The following is an example using ChromaDB.

from langchain.document_loaders import TextLoader
from langchain.text_splitter import CharacterTextSplitter
from langchain.embeddings import SentenceTransformerEmbeddings
from langchain.vectorstores import Chroma
from langchain.retrievers import SemanticRetriever
from langchain.prompts import ChatPromptTemplate
from langchain.chat_models import ChatOpenAI
from langchain.schema.output_parser import StrOutputParser
from langchain.schema.runnable import RunnablePassthrough

# Step 1: Load the document and split it into chunks
loader = TextLoader("path/to/document.txt")
documents = loader.load()

text_splitter = CharacterTextSplitter(chunk_size=1000, chunk_overlap=0)
chunks = text_splitter.split_documents(documents)

# Step 2: Create embeddings
embedding_model = SentenceTransformerEmbeddings(model_name="all-MiniLM-L6-v2")
embeddings = embedding_model.embed(chunks)

# Step 3: Store embeddings in ChromaDB
db = Chroma.from_embeddings(embeddings)

# Step 4: Create a retriever
retriever = SemanticRetriever(db)

# Step 5: Define the prompt template
template = """Answer the question based only on the following context:
{context}

Question: {question}
"""
prompt = ChatPromptTemplate.from_template(template)

# Step 6: Create the language model
model = ChatOpenAI()

# Step 7: Define the output parser
output_parser = StrOutputParser()

# Step 8: Define the RAG pipeline
pipeline = {
    "context": retriever,
    "question": RunnablePassthrough(),
} | prompt | model | output_parser

# Step 9: Invoke the RAG pipeline with a question
question = "What is the main theme of the document?"
answer = pipeline.invoke({"question": question})

# Step 10: Print the answer
print(answer)

Langchain provides a great framework for implementing RAG applications. Langchain offers a wide range of document loaders to fetch documents from multiple sources, including private S3 buckets and public websites. It also provides algorithms to transform documents, such as splitting large documents into smaller chunks, optimizing them for retrieval.
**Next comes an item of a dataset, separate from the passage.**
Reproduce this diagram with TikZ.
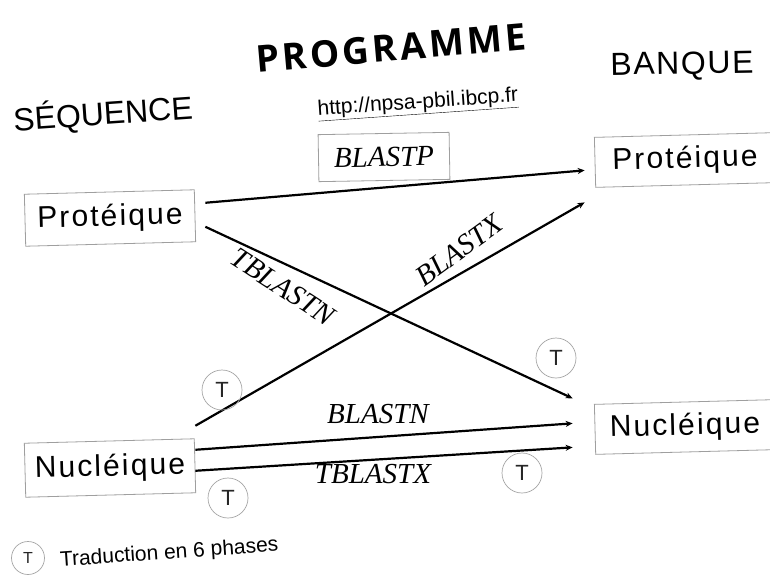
\documentclass[tikz,border=0pt]{standalone}
\usepackage{fontspec}
\setmainfont{Liberation Sans}
\newfontfamily\labfont{Liberation Serif}
\newfontfamily\titlefont[LetterSpace=9]{Open Sans}
\newfontfamily\boxfont[LetterSpace=7]{Liberation Sans}
\usetikzlibrary{arrows.meta}
\begin{document}
\begin{tikzpicture}[x=1pt,y=-1pt,
  boxnode/.style={draw=gray!75,line width=0.8pt,inner sep=0pt,minimum width=170pt,minimum height=52pt,
     font=\boxfont\fontsize{30}{30}\selectfont,rotate=1.5},
  prog/.style={font=\labfont\itshape\fontsize{29}{29}\selectfont,inner sep=1pt},
  arr/.style={line width=2.2pt,-{Stealth[length=7pt,width=6pt]}},
  tcirc/.style={circle,draw=gray!70,line width=0.7pt,minimum size=40pt,inner sep=0pt,
     font=\fontsize{22}{22}\selectfont,text=black!85},
  heading/.style={font=\fontsize{32}{32}\selectfont,inner sep=0pt}
]
\useasboundingbox (0,0) rectangle (770,583);
\fill[white] (0,0) rectangle (770,583);

% headings
\node[font=\titlefont\bfseries\fontsize{37}{37}\selectfont,rotate=5,inner sep=0pt] (prog) at (391,48) {PROGRAMME};
\node[heading,rotate=4] (seq) at (103,114) {SÉQUENCE};
\node[heading,rotate=1] (banq) at (682,66) {\addfontfeature{LetterSpace=5}BANQUE};
\node[font=\fontsize{21}{21}\selectfont,rotate=4,inner sep=0pt] (url) at (418,104) {\underline{http://npsa-pbil.ibcp.fr}};

% boxes
\node[boxnode] (pl) at (110,218) {Protéique};
\node[boxnode,minimum height=54pt] (nl) at (110,468) {Nucléique};
\node[boxnode,minimum width=180pt,minimum height=50pt] (pr) at (685,160) {Protéique};
\node[boxnode,minimum width=180pt,minimum height=50pt] (nr) at (685,427) {Nucléique};

% connectors
\draw[arr] ([xshift=10pt,yshift=13pt]pl.east) -- ([xshift=-10pt,yshift=-8pt]pr.west);
\draw[arr] ([xshift=10pt,yshift=-11pt]pl.east) -- ([xshift=-22pt,yshift=31pt]nr.west);
\draw[arr] ([yshift=40pt]nl.east) -- ([xshift=-10pt,yshift=-40pt]pr.west);
\draw[arr] ([yshift=16pt]nl.east) -- ([xshift=-22pt,yshift=6pt]nr.west);
\draw[arr] ([yshift=-5pt]nl.east) -- ([xshift=-22pt,yshift=-18pt]nr.west);

% program labels
\node[prog,draw=gray!75,line width=0.8pt,minimum width=131pt,minimum height=47pt,rotate=1] (blastp) at (384,157) {BLASTP};
\node[prog,rotate=-33] (tblastn) at (283,287) {TBLASTN};
\node[prog,rotate=36] (blastx) at (459,250) {BLASTX};
\node[prog] (blastn) at (378,414) {BLASTN};
\node[prog] (tblastx) at (373,474) {TBLASTX};

% translation marks
\node[tcirc] (t1) at (556,358) {T};
\node[tcirc] (t2) at (222,390) {T};
\node[tcirc] (t3) at (228,498) {T};
\node[tcirc] (t4) at (522,473) {T};

% legend
\node[tcirc,minimum size=33pt,font=\fontsize{16}{16}\selectfont] (tl) at (28,558) {T};
\node[font=\fontsize{21}{21}\selectfont,rotate=4,anchor=west,inner sep=0pt] (leg) at (60,561) {Traduction en 6 phases};
\end{tikzpicture}
\end{document}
Langchain integrates with several embedding providers, allowing you to create embeddings that capture the semantic meaning of text and facilitate efficient retrieval. It supports various vector stores for storing and searching embeddings, enabling efficient storage and retrieval of document representations. It also supports different retrieval algorithms, including semantic search, parent document retriever, self-query retriever, and ensemble retriever, enhancing the performance of retrieval operations.